Jean-François Six sostiene que el mediador no impone soluciones, sino que devuelve la palabra a los ciudadanos, ayudándolos a reapropiarse del poder de decidir juntos (Pour une médiation, 1990). Desde esta perspectiva, la mediación actúa como una escuela de cultura de legalidad, donde se aprende a resolver conflictos sin violencia, a respetar reglas y a valorar el diálogo como herramienta de justicia.

Adicionalmente, su aplicación en ámbitos escolares, familiares y comunitarios permite prevenir la criminalidad, fortalecer el tejido social y generar confianza en mecanismos de justicia restaurativa más humanos y cercanos.

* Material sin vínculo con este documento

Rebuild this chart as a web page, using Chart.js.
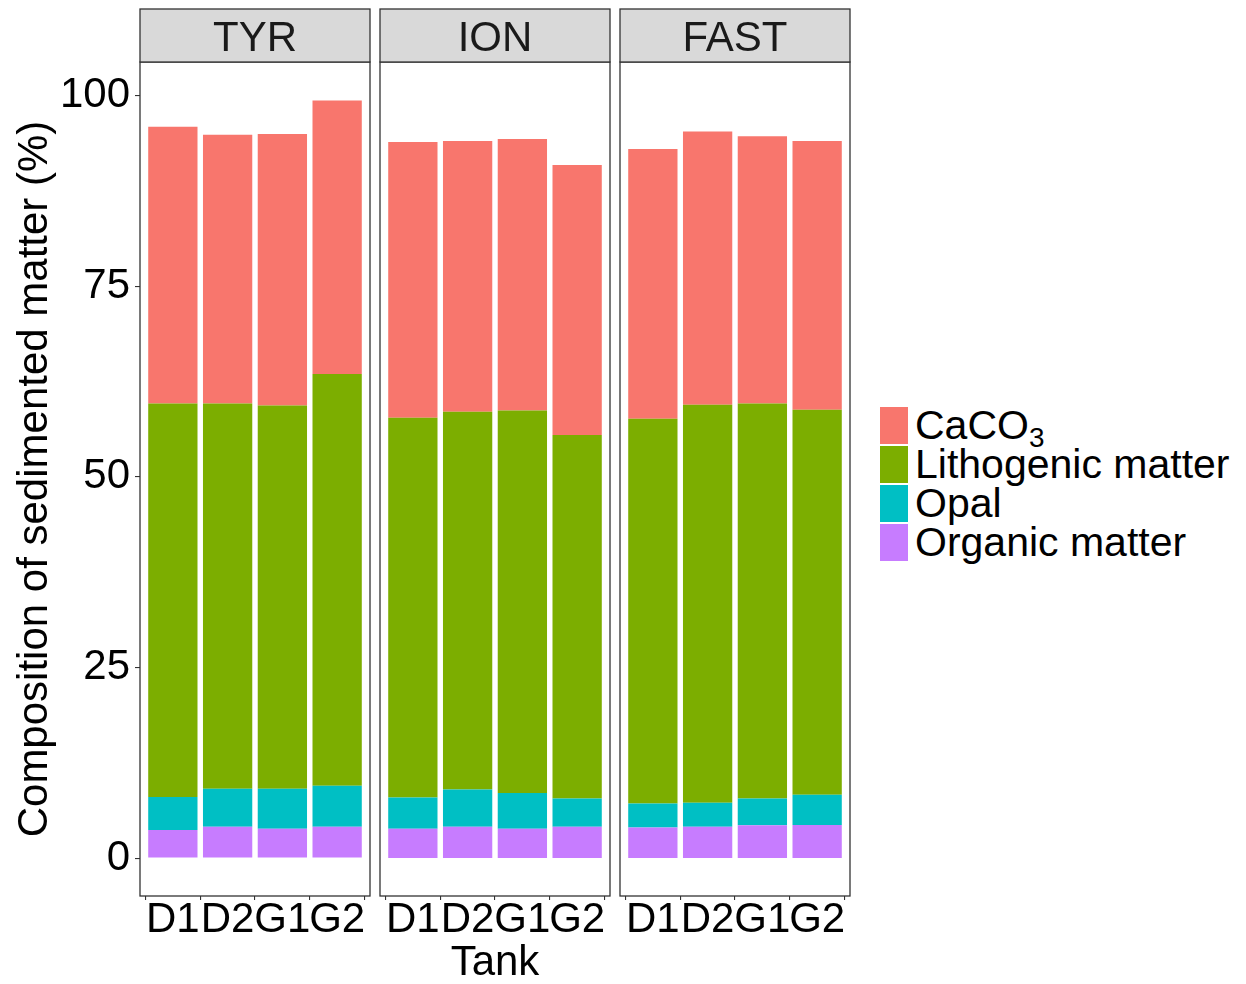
<!DOCTYPE html>
<html><head><meta charset="utf-8">
<script src="https://cdn.jsdelivr.net/npm/chart.js@4.4.1/dist/chart.umd.min.js"></script>
<style>
html,body{margin:0;padding:0;background:#fff;}
body{width:1246px;height:984px;overflow:hidden;position:relative;font-family:"Liberation Sans",Arial,sans-serif;}
canvas{position:absolute;top:0;}
#legend{position:absolute;left:880px;top:406px;}
.row{display:flex;align-items:center;height:39px;}
.key{width:28px;height:37px;flex:none;}
.lab{font-size:41px;line-height:39px;margin-left:7px;color:#000;white-space:nowrap;}
.lab sub{font-size:0.68em;line-height:0;vertical-align:-0.28em;}
</style></head><body>
<canvas id="c0" width="372" height="984" style="left:0px"></canvas>
<canvas id="c1" width="234" height="984" style="left:378px"></canvas>
<canvas id="c2" width="234" height="984" style="left:618px"></canvas>
<div id="legend"></div>
<script>
// ---- data (values in %) ----
const facets = ['TYR', 'ION', 'FAST'];
const tanks = ['D1', 'D2', 'G1', 'G2'];
const yTicks = [0, 25, 50, 75, 100];
// each array: [TYR, ION, FAST], each inner array over tanks D1, D2, G1, G2
const organic = [[3.7, 4.1, 3.85, 4.1], [3.85, 4.1, 3.85, 4.1], [4.0, 4.1, 4.3, 4.35]];
const opal    = [[4.3, 5.0, 5.25, 5.4], [4.1, 4.9, 4.7, 3.7], [3.15, 3.15, 3.5, 3.95]];
const litho   = [[51.6, 50.5, 50.25, 54.0], [49.8, 49.55, 50.15, 47.7], [50.45, 52.2, 51.8, 50.5]];
const caco3   = [[36.3, 35.25, 35.6, 35.85], [36.15, 35.5, 35.6, 35.4], [35.4, 35.85, 35.05, 35.25]];
const seriesNames = ['CaCO3', 'Lithogenic matter', 'Opal', 'Organic matter'];
const seriesColors = ['#F8766D', '#7CAE00', '#00BFC4', '#C77CFF'];
const seriesData = [caco3, litho, opal, organic];

const FONT = '"Liberation Sans", Arial, sans-serif';

const facetPlugin = {
  id: 'facet',
  afterDraw(chart, args, opts) {
    const ctx = chart.ctx;
    const {left, right, top, bottom} = chart.chartArea;
    ctx.save();
    ctx.strokeStyle = '#333333';
    ctx.lineWidth = 1.3;
    ctx.strokeRect(left, top, right - left, bottom - top);
    const st = 9;
    ctx.fillStyle = '#D9D9D9';
    ctx.fillRect(left, st, right - left, top - st);
    ctx.strokeRect(left, st, right - left, top - st);
    ctx.fillStyle = '#1A1A1A';
    ctx.font = '42px ' + FONT;
    ctx.textAlign = 'center';
    ctx.textBaseline = 'alphabetic';
    ctx.fillText(opts.label, (left + right) / 2, 50.5);
    ctx.restore();
  }
};

function makeChart(idx) {
  // stacking order bottom -> top: organic, opal, litho, caco3
  const datasets = [];
  for (let s = seriesData.length - 1; s >= 0; s--) {
    datasets.push({
      label: seriesNames[s],
      data: seriesData[s][idx].map((v, i) => ({x: i, y: v})),
      backgroundColor: seriesColors[s],
      borderWidth: 0,
      barPercentage: 0.9,
      categoryPercentage: 1.0
    });
  }
  const showY = idx === 0;
  return new Chart(document.getElementById('c' + idx), {
    type: 'bar',
    data: {datasets},
    plugins: [facetPlugin],
    options: {
      responsive: false,
      animation: false,
      devicePixelRatio: 1,
      layout: {padding: {top: 62, left: showY ? 0 : 2, right: 2, bottom: 0}},
      plugins: {
        legend: {display: false},
        tooltip: {enabled: false},
        facet: {label: facets[idx]}
      },
      scales: {
        x: {
          type: 'linear',
          min: -0.6, max: 3.6,
          stacked: true,
          offset: false,
          afterBuildTicks: s => { s.ticks = tanks.map((t, i) => ({value: i})); },
          afterFit: s => { s.height = 88; },
          ticks: {
            autoSkip: false, maxRotation: 0, minRotation: 0, padding: 0,
            color: '#000', font: {family: FONT, size: 42, lineHeight: 0.95},
            callback: v => tanks[v]
          },
          grid: {display: true, drawOnChartArea: false, drawTicks: true, tickLength: 4, color: '#333333', lineWidth: 1.1},
          border: {display: false},
          title: {display: idx === 1, text: 'Tank', color: '#000', font: {family: FONT, size: 42, lineHeight: 1}, padding: 0}
        },
        y: {
          display: showY,
          stacked: true,
          min: -4.97, max: 104.4,
          afterBuildTicks: s => { s.ticks = yTicks.map(v => ({value: v})); },
          afterFit: s => { s.width = showY ? 140 : 0; },
          ticks: {padding: 5, color: '#000', font: {family: FONT, size: 42}},
          grid: {display: true, drawOnChartArea: false, drawTicks: true, tickLength: 5, color: '#333333', lineWidth: 1.1},
          border: {display: false},
          title: {display: showY, text: 'Composition of sedimented matter (%)', color: '#000', font: {family: FONT, size: 42, lineHeight: 1}, padding: {top: 14, bottom: 0}}
        }
      }
    }
  });
}
facets.forEach((f, i) => makeChart(i));

// legend built from the same series arrays
const leg = document.getElementById('legend');
seriesNames.forEach((name, s) => {
  const row = document.createElement('div'); row.className = 'row';
  const key = document.createElement('div'); key.className = 'key'; key.style.background = seriesColors[s];
  const lab = document.createElement('div'); lab.className = 'lab';
  const m = name.match(/^(.*?)(\d+)$/);
  if (m) { lab.textContent = m[1]; const sub = document.createElement('sub'); sub.textContent = m[2]; lab.appendChild(sub); }
  else lab.textContent = name;
  row.appendChild(key); row.appendChild(lab); leg.appendChild(row);
});
</script>
</body></html>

En nuestro país, la Ley de Arbitraje y Mediación y su reglamento promueven activamente el uso de estos mecanismos, destacando su papel en la construcción de una justicia más accesible, eficiente y humana. Integrar el derecho colaborativo en este ecosistema fortalece una justicia alternativa centrada en las personas.

CONCLUSIÓN

Podemos concluir entonces que el derecho colaborativo representa una evolución en la forma de concebir y ejercer el derecho: deja de lado el modelo adversarial y se alinea con los valores de legalidad, ética y responsabilidad social. Su articulación con el compliance fortalece la prevención del conflicto, mientras que su convergencia con los métodos alternativos, como la mediación, refuerza una justicia restaurativa y participativa. Apostar por este enfoque es construir una sociedad más justa, pacífica y respetuosa de la dignidad humana.

Además, tomemos en cuenta que la cultura de legalidad no se impone, sino que se cultiva. Y para ello se necesita una comprensión profunda del ser humano, de sus relaciones, de sus conflictos y de sus condiciones sociales. La mediación, la conflictología y la sociología son pilares indispensables para este proceso. Juntas permiten transformar el conflicto en convivencia, y el deber legal en compromiso ético. Este es el camino hacia una ciudadanía activa, crítica y solidaria, capaz de construir un orden social justo, inclusivo y legítimo para las presentes y futuras generaciones.